Task brief: Without the pictures, extract every line from the start of the material to the line containing "Chart.register(...registerables);", both ends included.

Raw data:
## begin

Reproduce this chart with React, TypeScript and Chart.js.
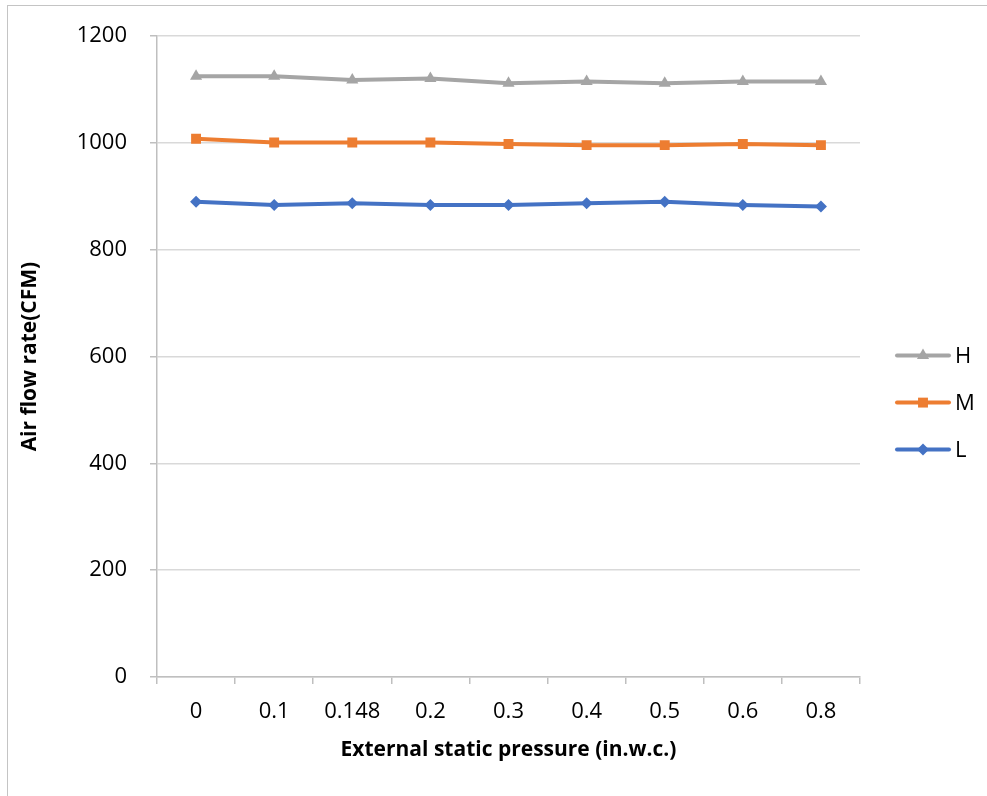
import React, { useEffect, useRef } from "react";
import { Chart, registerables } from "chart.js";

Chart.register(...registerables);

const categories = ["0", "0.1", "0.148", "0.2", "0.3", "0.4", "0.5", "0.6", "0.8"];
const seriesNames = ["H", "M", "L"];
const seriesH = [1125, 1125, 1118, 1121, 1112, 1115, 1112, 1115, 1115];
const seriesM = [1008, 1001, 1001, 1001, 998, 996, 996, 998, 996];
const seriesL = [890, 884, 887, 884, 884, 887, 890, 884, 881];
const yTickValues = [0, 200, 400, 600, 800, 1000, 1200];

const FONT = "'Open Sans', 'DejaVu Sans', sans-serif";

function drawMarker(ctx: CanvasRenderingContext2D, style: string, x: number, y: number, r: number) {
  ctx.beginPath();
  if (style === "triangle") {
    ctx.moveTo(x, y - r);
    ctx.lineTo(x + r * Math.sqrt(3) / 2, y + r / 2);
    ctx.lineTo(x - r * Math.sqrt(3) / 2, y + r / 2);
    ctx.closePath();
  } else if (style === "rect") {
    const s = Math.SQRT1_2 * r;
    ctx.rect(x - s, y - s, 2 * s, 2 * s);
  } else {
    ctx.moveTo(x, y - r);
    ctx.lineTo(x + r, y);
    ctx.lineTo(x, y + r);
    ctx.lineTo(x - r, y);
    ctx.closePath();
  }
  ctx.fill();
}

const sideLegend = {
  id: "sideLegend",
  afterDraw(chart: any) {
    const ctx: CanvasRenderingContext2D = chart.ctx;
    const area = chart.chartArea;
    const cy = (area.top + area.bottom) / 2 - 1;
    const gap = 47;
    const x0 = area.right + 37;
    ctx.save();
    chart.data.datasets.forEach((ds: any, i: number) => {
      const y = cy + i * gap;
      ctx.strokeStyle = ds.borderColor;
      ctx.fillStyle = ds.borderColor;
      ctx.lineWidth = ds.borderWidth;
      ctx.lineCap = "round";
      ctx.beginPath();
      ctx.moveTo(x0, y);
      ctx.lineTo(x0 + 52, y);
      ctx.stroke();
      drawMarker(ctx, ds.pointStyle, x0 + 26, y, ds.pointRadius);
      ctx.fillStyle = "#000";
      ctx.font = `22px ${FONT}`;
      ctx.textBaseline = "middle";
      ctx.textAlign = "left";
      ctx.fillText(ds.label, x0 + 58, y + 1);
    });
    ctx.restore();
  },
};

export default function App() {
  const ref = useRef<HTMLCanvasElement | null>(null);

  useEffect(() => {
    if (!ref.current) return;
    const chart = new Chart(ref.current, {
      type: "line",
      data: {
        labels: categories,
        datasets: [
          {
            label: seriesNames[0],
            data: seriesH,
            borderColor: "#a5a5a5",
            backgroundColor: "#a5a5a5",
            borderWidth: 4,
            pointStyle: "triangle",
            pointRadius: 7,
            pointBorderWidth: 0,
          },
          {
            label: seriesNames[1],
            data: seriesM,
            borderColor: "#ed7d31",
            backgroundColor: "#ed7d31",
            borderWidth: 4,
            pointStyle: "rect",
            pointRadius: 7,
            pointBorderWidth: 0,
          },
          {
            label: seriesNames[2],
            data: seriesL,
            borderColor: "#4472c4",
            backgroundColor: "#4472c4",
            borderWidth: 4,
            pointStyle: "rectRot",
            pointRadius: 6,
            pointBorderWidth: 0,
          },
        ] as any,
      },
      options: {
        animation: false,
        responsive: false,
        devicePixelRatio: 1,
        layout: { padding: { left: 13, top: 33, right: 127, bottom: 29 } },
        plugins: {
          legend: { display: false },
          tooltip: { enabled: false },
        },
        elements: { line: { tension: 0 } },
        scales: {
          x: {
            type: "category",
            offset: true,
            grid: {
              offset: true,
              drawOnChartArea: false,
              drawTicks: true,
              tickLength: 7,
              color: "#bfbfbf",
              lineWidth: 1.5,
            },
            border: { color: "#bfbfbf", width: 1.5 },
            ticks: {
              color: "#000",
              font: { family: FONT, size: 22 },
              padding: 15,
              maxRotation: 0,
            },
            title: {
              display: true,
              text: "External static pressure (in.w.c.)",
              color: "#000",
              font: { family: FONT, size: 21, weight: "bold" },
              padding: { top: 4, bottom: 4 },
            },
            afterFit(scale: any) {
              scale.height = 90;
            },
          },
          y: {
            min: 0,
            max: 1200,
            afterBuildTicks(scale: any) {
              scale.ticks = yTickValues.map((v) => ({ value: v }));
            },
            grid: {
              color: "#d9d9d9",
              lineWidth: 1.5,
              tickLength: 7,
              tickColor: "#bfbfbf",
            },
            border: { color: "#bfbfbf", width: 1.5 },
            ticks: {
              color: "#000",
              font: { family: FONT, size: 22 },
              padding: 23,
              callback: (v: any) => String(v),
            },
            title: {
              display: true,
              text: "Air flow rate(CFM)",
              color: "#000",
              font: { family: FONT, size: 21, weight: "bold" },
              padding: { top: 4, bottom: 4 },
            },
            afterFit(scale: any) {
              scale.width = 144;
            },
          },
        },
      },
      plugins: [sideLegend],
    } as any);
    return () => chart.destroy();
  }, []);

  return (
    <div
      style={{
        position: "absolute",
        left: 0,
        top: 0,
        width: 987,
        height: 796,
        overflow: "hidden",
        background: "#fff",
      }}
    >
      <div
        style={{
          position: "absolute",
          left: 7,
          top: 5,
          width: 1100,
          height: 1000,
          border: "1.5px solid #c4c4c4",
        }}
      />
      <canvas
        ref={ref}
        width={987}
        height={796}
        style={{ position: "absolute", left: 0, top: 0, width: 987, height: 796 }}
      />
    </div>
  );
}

## end

Solution:
Reproduce this chart with React, TypeScript and Chart.js.
import React, { useEffect, useRef } from "react";
import { Chart, registerables } from "chart.js";

Chart.register(...registerables);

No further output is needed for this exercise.